No Till Gardening Taking what we know of large scale production to your home garden.
If you’re a gardener, then you know that getting your space ready for planting is the most strenuous task. Traditionally, gardeners will dig or turn over the top layer of soil before planting to get rid of weeds, and make it easier to plant crops. This also speeds up the decomposition of crop residue, weeds and other organic matter.
We know there is a complex, symbiotic relationship that exists between the soil surface and the underlying micro-organisms, which contributes to a natural, healthy soil structure. Digging into the bed can interfere with this process and disturb the natural growing environment. It can also cause soil compaction and erosion, and worst of all, it can bring dormant weed seeds to the surface where they will sprout.
Benefits of no-till gardening
Promotes natural aeration and drainage. Worms and other soil life are important to healthy soil structure, their tunnels providing aeration and drainage, and their excretions bind together soil crumbs. No-till systems are said to be freer of pests and disease, possibly due to a more balanced soil population being allowed to build up in this comparatively undisturbed environment, and by encouraging the buildup of beneficial soil fungi.
Saves water. Thick layers of mulch allow water to pass through easily while shading the soil. This reduces water lost to evaporation while maintaining a moist growing environment beneficial for root growth.
Reduces or eliminates the need to weed. Most garden soils contain weed seeds which lay dormant until the soil is disturbed and the seeds become exposed to light. With no-till gardening, these seeds will remain dormant indefinitely. Of course, some weeds will appear in the beds, borne by wind or birds. These weeds are easy to remove by hand if you pull them early in the morning or shortly after watering, while the soil is damp.
Saves time and energy. Whether you turn your garden beds by hand or use a gas-powered rototiller, you’ll save energy by using the no-till method. Although some effort is required in gathering materials for mulching, and applying the mulch during the growing season, no digging or turning of the soil is required.
No-till gardening helps soil retain carbon. Healthy topsoil contains carbon-enriched humus and decaying organic matter that provides nutrients to plants. Soils low in humus can’t maintain the carbon-dependent nutrients essential to healthy crop production, resulting in the need to use more fertilizers. Tilling the soil speeds the breakdown or organic matter, which releases nutrients too quickly. A steady, slow release of nutrients is more beneficial to plant growth.
Builds earthworm population. The moist conditions of the soil beneath mulch creates the ideal environment for earthworms, whose activity aerates the soil and stimulates root growth.
Helps reduce soil erosion. A lack of carbon in soil may promote erosion, as topsoil and fertilizers are often washed or blown away from garden beds.

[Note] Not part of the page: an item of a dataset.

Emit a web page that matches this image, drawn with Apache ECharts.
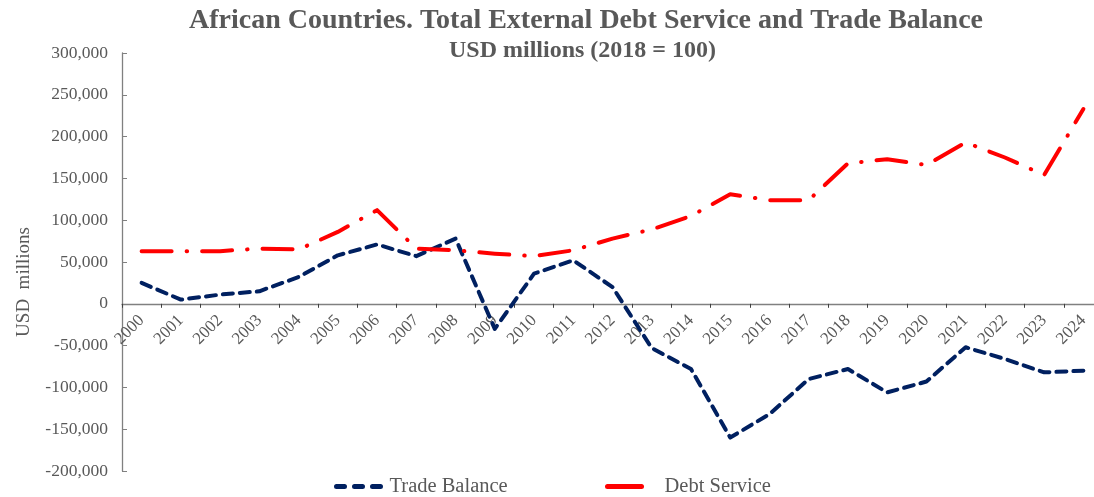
<!DOCTYPE html>
<html>
<head>
<meta charset="utf-8">
<script src="https://cdn.jsdelivr.net/npm/echarts@6/dist/echarts.min.js"></script>
<style>html,body{margin:0;padding:0;background:#fff}#c{width:1094px;height:497px}</style>
</head>
<body>
<div id="c"></div>
<script>
const years = ['2000','2001','2002','2003','2004','2005','2006','2007','2008','2009','2010','2011','2012','2013','2014','2015','2016','2017','2018','2019','2020','2021','2022','2023','2024'];
const tradeBalance = [25000, 5000, 11000, 15000, 32000, 58000, 71000, 57000, 78000, -30000, 36000, 52000, 20000, -53000, -78000, -160000, -132000, -90000, -78000, -106000, -93000, -52000, -66000, -82000, -80000];
const debtService = [63000, 63000, 63000, 66000, 65000, 86000, 112000, 66000, 64000, 60000, 57000, 64000, 78000, 89000, 105000, 131000, 124000, 124000, 168000, 173000, 166000, 193000, 175000, 154000, 233000];
const yTicks = {min: -200000, max: 300000, interval: 50000};

const gray = '#595959';
const font = 'Liberation Serif';
const chart = echarts.init(document.getElementById('c'));
const gridTop = 53, gridBottom = 26, H = 497;
const plotH = H - gridTop - gridBottom;
const zeroOffset = plotH * (0 - yTicks.min) / (yTicks.max - yTicks.min);
chart.setOption({
  animation: false,
  title: [
    {text: 'African Countries. Total External Debt Service and Trade Balance', left: 184, top: 2,
     textStyle: {fontFamily: font, fontWeight: 'bold', fontSize: 28, color: gray}},
    {text: 'USD millions (2018 = 100)', left: 444, top: 34,
     textStyle: {fontFamily: font, fontWeight: 'bold', fontSize: 24, color: gray}}
  ],
  grid: {left: 122, right: -9, top: gridTop, bottom: gridBottom, outerBoundsMode: 'none', containLabel: false},
  legend: [
    {data: [{name: 'Trade Balance', lineStyle: {width: 5, type: [8, 10], cap: 'round'}}], left: 334, top: 476, padding: 0, itemWidth: 48, itemHeight: 12,
     itemStyle: {opacity: 0},
     textStyle: {fontFamily: font, fontSize: 20.5, color: gray}},
    {data: [{name: 'Debt Service', lineStyle: {type: 'solid', width: 5, cap: 'round'}}], left: 605, top: 476, padding: 0, itemWidth: 34, itemHeight: 12,
     itemStyle: {opacity: 0},
     textStyle: {fontFamily: font, fontSize: 20.5, color: gray, padding: [0, 0, 0, 18]}}
  ],
  xAxis: {
    type: 'category', data: years, boundaryGap: true, position: 'bottom', offset: -zeroOffset,
    axisLine: {onZero: false, lineStyle: {color: '#808080', width: 1.3}},
    axisTick: {show: true, inside: false, length: 4, alignWithLabel: false, lineStyle: {color: '#404040'}},
    axisLabel: {rotate: 45, margin: 14, interval: 0, fontFamily: font, fontSize: 17, color: gray}
  },
  yAxis: {
    type: 'value', min: yTicks.min, max: yTicks.max, interval: yTicks.interval,
    name: 'USD  millions', nameLocation: 'middle', nameGap: 88, nameRotate: 90,
    nameTextStyle: {fontFamily: font, fontSize: 19, color: gray, padding: [0, 0, 0, -40]},
    axisLine: {show: true, lineStyle: {color: '#808080', width: 1.3}},
    axisTick: {show: true, inside: true, length: 5, lineStyle: {color: '#808080'}},
    splitLine: {show: false},
    axisLabel: {fontFamily: font, fontSize: 17.5, color: gray, margin: 14,
      formatter: v => v.toLocaleString('en-US')}
  },
  series: [
    {name: 'Trade Balance', type: 'line', data: tradeBalance, smooth: false, showSymbol: false, symbol: 'none',
     color: '#002060',
     lineStyle: {color: '#002060', width: 4, type: [10, 7], cap: 'round', join: 'round'}},
    {name: 'Debt Service', type: 'line', data: debtService, smooth: false, showSymbol: false, symbol: 'none',
     color: '#ff0000',
     lineStyle: {color: '#ff0000', width: 4, type: [30, 15, 0.5, 15], cap: 'round', join: 'round'}}
  ]
});
</script>
</body>
</html>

Getting started in no-till gardening.
Prepare the bed before adopting the no-till method. You will need to establish a good, fertile soil structure before you can expect good results with the no-till/mulch method.
Use mulch liberally, in layers. When planting seedlings, pull the mulch back and dig into the surface just enough to set the plant.
‘Top dress’ amendments. Compost, peat, lime, wood ashes and other material are easily added to the bed without digging them in then add mulch to cover.
Cut back on watering. The use of mulch retains moisture, thereby reducing the need for frequent watering.
Cover crops. These can be planted during the off-season for a garden bed as a way of discouraging weeds from becoming established, and to return essential nutrients to the soil.
Avoid compacting the soil. Avoid stepping on the bed, as this compacts the soil.
It should be noted that “no-till” does not mean “no-work”. As the mulch breaks down and settles into the soil, new mulch needs to be added. This should be done in a timely way, because if the soil surface is exposed to direct watering, and heavy rain, it compacts. You may need to break up (till) the soil before planting the next crop, and this defeats the purpose of the no-till method.
In conclusion, no-till gardening requires some experimenting to find the right techniques for your growing area. Ideally, one or two ‘extra’ beds in the garden can be used for testing cover crops and spring planting methods. Over time, the remaining garden beds can be transitioned to no-till. If you have a good supply of mulching materials and reapply them as necessary throughout the growing season, you can enjoy the benefits of a productive garden with less work in the spring, less weeding and less water used throughout the summer.